Enoの音楽日記

オペラ、コンサートを中心に、日々の感想を記します。

川瀬賢太郎/東京シティ・フィル

2023年02月18日 | 音楽
 川瀬賢太郎が東京シティ・フィルの定期演奏会を振った。曲目はジェームズ・マクミラン(1959‐)の「ヴァイオリン協奏曲」(2009)とベルリオーズの「幻想交響曲」。2曲とも目の覚めるような刺激的な演奏だった。

 マクミランの「ヴァイオリン協奏曲」は2012年6月に諏訪内晶子のヴァイオリン独奏、マクミラン自身の指揮、オーケストラはN響で聴いたことがある。そのときの記憶をたどってみると、今回の演奏のほうが鮮烈だったと思う。

 今回のヴァイオリン独奏は郷古廉(ごうこ・すなお)。超絶技巧が連続するこの曲を、有無をいわせぬ説得力をもって弾いた。いうまでもなく郷古廉は、現在はN響のゲスト・アシスタントコンサートマスターを務め、本年4月からはゲスト・コンサートマスターに就任する。
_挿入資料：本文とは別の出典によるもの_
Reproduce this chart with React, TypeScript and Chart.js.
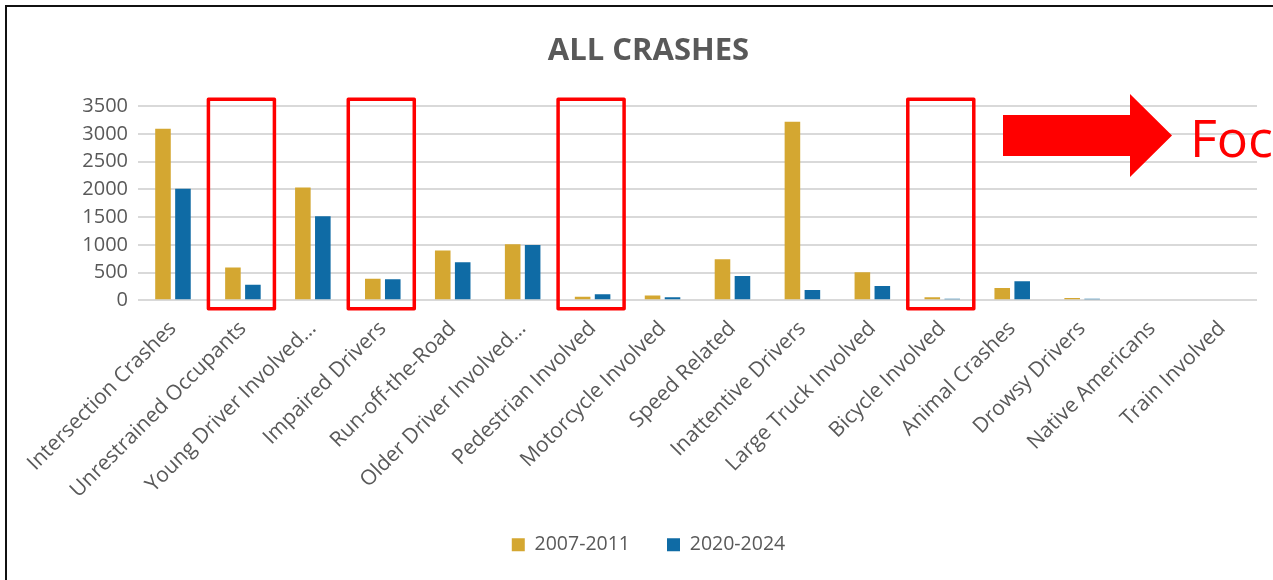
import React, { useEffect, useRef } from "react";
import { Chart, registerables } from "chart.js";

Chart.register(...registerables);

const categories = [
  "Intersection Crashes",
  "Unrestrained Occupants",
  "Young Driver Involved…",
  "Impaired Drivers",
  "Run-off-the-Road",
  "Older Driver Involved…",
  "Pedestrian Involved",
  "Motorcycle Involved",
  "Speed Related",
  "Inattentive Drivers",
  "Large Truck Involved",
  "Bicycle Involved",
  "Animal Crashes",
  "Drowsy Drivers",
  "Native Americans",
  "Train Involved",
];

const series2007_2011 = [3095, 590, 2035, 390, 900, 1010, 65, 85, 740, 3220, 505, 55, 220, 40, 0, 0];
const series2020_2024 = [2010, 280, 1515, 378, 685, 995, 107, 55, 440, 185, 258, 30, 345, 28, 0, 0];

const seriesLabels = ["2007-2011", "2020-2024"];
const seriesColors = ["#D4A731", "#0F6BA5"];

const yMin = 0;
const yMax = 3500;
const yStep = 500;

const focusCategories = ["Unrestrained Occupants", "Impaired Drivers", "Pedestrian Involved", "Bicycle Involved"];
const calloutText = "Focus";

const FONT = "'Open Sans', 'Noto Sans', sans-serif";
const TEXT = "#595959";

const annotationPlugin = {
  id: "annotations",
  afterDatasetsDraw(chart: any) {
    const { ctx, scales } = chart;
    const x = scales.x;
    const y = scales.y;
    ctx.save();
    ctx.strokeStyle = "#FF0000";
    ctx.lineWidth = 3.5;
    ctx.lineJoin = "round";
    const top = y.getPixelForValue(yMax) - 7;
    const bottom = y.getPixelForValue(yMin) + 8.5;
    focusCategories.forEach((c) => {
      const i = categories.indexOf(c);
      const cx = x.getPixelForValue(i) - 1.5;
      ctx.strokeRect(cx - 33, top, 66, bottom - top);
    });
    ctx.fillStyle = "#FF0000";
    ctx.beginPath();
    ctx.moveTo(1003, 115);
    ctx.lineTo(1130, 115);
    ctx.lineTo(1130, 94);
    ctx.lineTo(1172, 135.5);
    ctx.lineTo(1130, 177);
    ctx.lineTo(1130, 156);
    ctx.lineTo(1003, 156);
    ctx.closePath();
    ctx.fill();
    ctx.font = `52px ${FONT}`;
    ctx.textBaseline = "alphabetic";
    ctx.textAlign = "left";
    ctx.fillText(calloutText, 1190, 157);
    ctx.restore();
  },
  afterDraw(chart: any) {
    const { ctx } = chart;
    ctx.save();
    ctx.strokeStyle = "#111111";
    ctx.lineWidth = 2;
    ctx.strokeRect(6, 6, chart.width + 50, chart.height + 50);
    ctx.restore();
  },
};

export default function App() {
  const ref = useRef<HTMLCanvasElement | null>(null);

  useEffect(() => {
    if (!ref.current) return;
    const chart = new Chart(ref.current, {
      type: "bar",
      data: {
        labels: categories,
        datasets: [
          {
            label: seriesLabels[0],
            data: series2007_2011,
            backgroundColor: seriesColors[0],
            borderWidth: 0,
            categoryPercentage: 0.571,
            barPercentage: 0.78,
          },
          {
            label: seriesLabels[1],
            data: series2020_2024,
            backgroundColor: seriesColors[1],
            borderWidth: 0,
            categoryPercentage: 0.571,
            barPercentage: 0.78,
          },
        ],
      },
      options: {
        responsive: false,
        animation: false,
        layout: { padding: { left: 40, right: 16, top: 13, bottom: 15.6 } },
        plugins: {
          title: {
            display: true,
            text: "ALL CRASHES",
            color: TEXT,
            font: { family: FONT, size: 31, weight: "bold" },
            padding: { top: 20, bottom: 36 },
          },
          legend: {
            position: "bottom",
            labels: {
              color: TEXT,
              font: { family: FONT, size: 19.5 },
              boxWidth: 13,
              boxHeight: 13,
              padding: 37,
            },
          },
          tooltip: { enabled: false },
        },
        scales: {
          x: {
            grid: { display: false },
            border: { display: false },
            ticks: {
              color: TEXT,
              font: { family: FONT, size: 21 },
              maxRotation: 45,
              minRotation: 45,
              autoSkip: false,
              padding: 8,
            },
            afterFit(scale: any) {
              scale.height = 197.6;
            },
          },
          y: {
            min: yMin,
            max: yMax,
            border: { display: false },
            grid: { color: "#D9D9D9", lineWidth: 2, drawTicks: false },
            ticks: {
              stepSize: yStep,
              color: TEXT,
              font: { family: FONT, size: 20 },
              padding: 10,
              callback: (v: any) => String(v),
            },
            afterFit(scale: any) {
              scale.width = 98;
            },
          },
        },
      },
      plugins: [annotationPlugin],
    } as any);
    return () => chart.destroy();
  }, []);

  return (
    <div style={{ position: "fixed", left: 0, top: 0, width: 1273, height: 580, background: "#fff" }}>
      <canvas ref={ref} width={1273} height={580} style={{ display: "block" }} />
    </div>
  );
}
これほどの奏者がコンサートマスターにいるN響もすごいと思う。

 この曲は独奏ヴァイオリンもそうだが、オーケストラも難易度が高そうだ。川瀬賢太郎のスリリングな指揮もさることながら、それにピタッと合わせる東京シティ・フィルもたいしたものだ。東京シティ・フィルの基礎的なアンサンブルが向上していることを感じる。個別の奏者では第2楽章で抒情的なソロを聴かせたピッコロ奏者が印象的だ。

 この曲は仕掛けが満載だ。その最たるものは第3楽章(終楽章)の声の導入だろう。冒頭にオーケストラの団員が音楽に合わせて小声でつぶやく。「1、2、3、4、母が私と踊る」というドイツ語だそうだ(柴田克彦氏のプログラムノートによる)。その声にハッとする。また後半にはマイクを通して語りが入る。ドイツ語のように聞こえたが、なにを語ったのだろう。

 郷古廉はアンコールにイザイの無伴奏ヴァイオリン・ソナタ第2番から第2楽章「憂鬱」を弾いた。最後にグレゴリオ聖歌の「怒りの日」が出てくる曲だ。「怒りの日」はマクミランの「ヴァイオリン協奏曲」の第3楽章にも出てくるし、ベルリオーズの「幻想交響曲」の第5楽章にも出てくる。

 「幻想交響曲」もじつにおもしろい演奏だった。多彩な音色、意外性のあるアクセント、テンポの急激な変化などで絶えず細かいドラマが生まれる。アイディア豊富で芝居気のある演奏だ。基本的にはどっしりしたテンポ感がある(わたしはそのことに感心した)。加えて、オーケストラを不必要に煽らない。川瀬賢太郎は過去に何度か聴いたことがあるが、ずいぶん成長したものだ。1984年生まれなので、今年39歳。まだ若いが、いくつかのオーケストラでポストを得るだけのことはある。